Доктор Фритьоф Нансен, который, невзирая на клевету, что он «продался» большевикам, просил, требовал, добивался средств, покупал продовольствие, — отправлял его голодающим детям Поволжья, не жалел для этого ни сил, ни времени, ни здоровья, и которого трудящиеся Москвы избрали почетным членом Московского Совета.

Помощник Нансена доктор Феррер, скончавшийся в январе двадцать второго года от сыпного тифа.

Коммунист Иоганн Юльевич Пальмер, погибший на посту при объезде голодающих мест.

Работники питательных пунктов, в том числе немало работников АРА, проявивших истинное человеколюбие и преданность людям.

Два человека, чьи имена знала вся Самара: один — Бергер, бывший австрийский военнопленный, коммунист, оставшийся в Советской России, худенький человек с огромными грустными еврейскими глазами, на протяжении многих месяцев не уходивший ни днем ни ночью со своего поста в губернской комиссии помощи голодающим. Второй — человек быстрый, стремительный, переносящийся из конца в конец губернии, чтобы ускорить, подтолкнуть, помочь, спасти; в Самаре вольно или невольно переиначивали его имя, называли его Антон Осеянный или Антон Весенний. Это был Владимир Александрович Антонов-Овсеенко.

Желая показать, что за человек он был, обычно говорят: «Он брал Зимний». Правильнее было бы говорить иначе: «Он брал Зимний и возглавлял борьбу с голодом в Самаре».

7

Весной двадцать второго года, выступая при открытии Одиннадцатого съезда партии, Владимир Ильич сказал:

«Бедствия, которые обрушились на нас в этом году, были едва ли еще не более тяжелыми, чем в предыдущие годы.

Точно все последствия войны империалистической и той войны, которую нам навязали капиталисты, точно все они собрались вместе и обрушились на нас голодом и самым отчаянным разорением».

Но Владимир Ильич не только собравшимся здесь товарищам, но и никому не сказал, сколько ночей провел он без сна, думая о голодающем Поволжье, как мучали его головные боли, как трудно было ему пережить всю эту зиму. Мы знаем об этом только по прорывавшимся у него порой коротким фразам, в которых он, такой сдержанный и замкнутый во всем, что касалось лично его, говорит о своей болезни.

«Взять перо в руки прямо-таки не под силу.
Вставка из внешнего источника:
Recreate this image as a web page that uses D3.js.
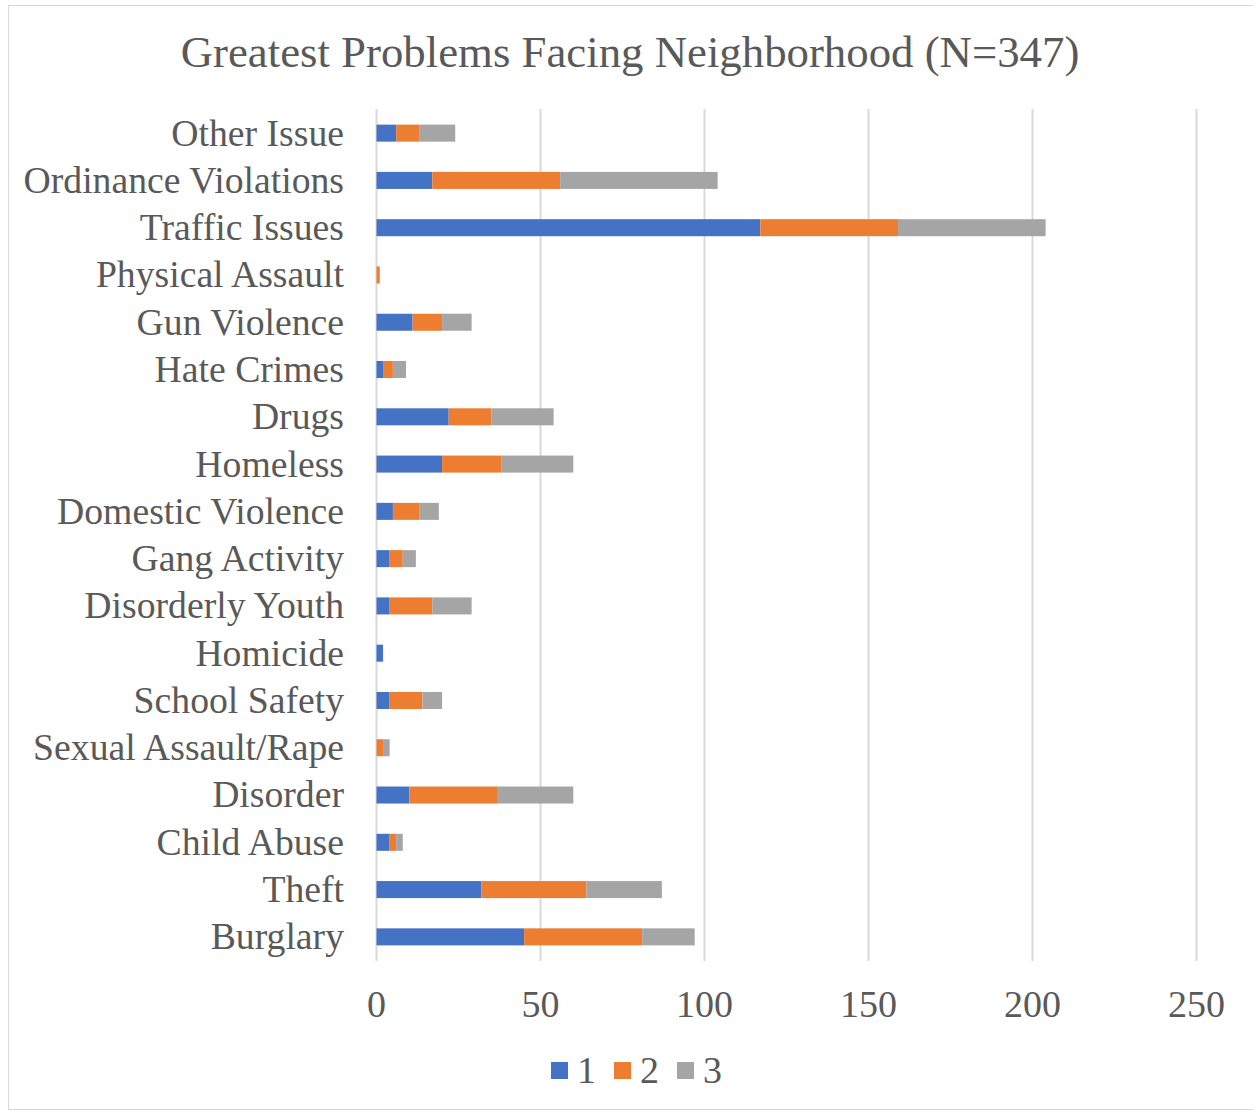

Устаю», — пишет он двадцать восьмого октября двадцать первого года Замоскворецкому райкому партии, просившему его как члена районной партийной организации написать свои воспоминания.

«Устал дьявольски. Бессонница» — шестого декабря того же года Горькому.

«Устал и болен» — в этот же день Михе Цхакая.

«Лично видеться постараюсь, но не обещаю, ибо здоровье плохо» — Д. И. Курскому двадцать восьмого февраля двадцать второго года.

«Я болен. Совершенно не в состоянии взять на себя какую-либо работу» — Варге восьмого марта.

«Нервы у меня все еще болят, и головные боли не проходят» — седьмого апреля Серго Орджоникидзе.

Не случайно на исходе зимы этого года у Владимира Ильича произошел первый тяжелый приступ его болезни.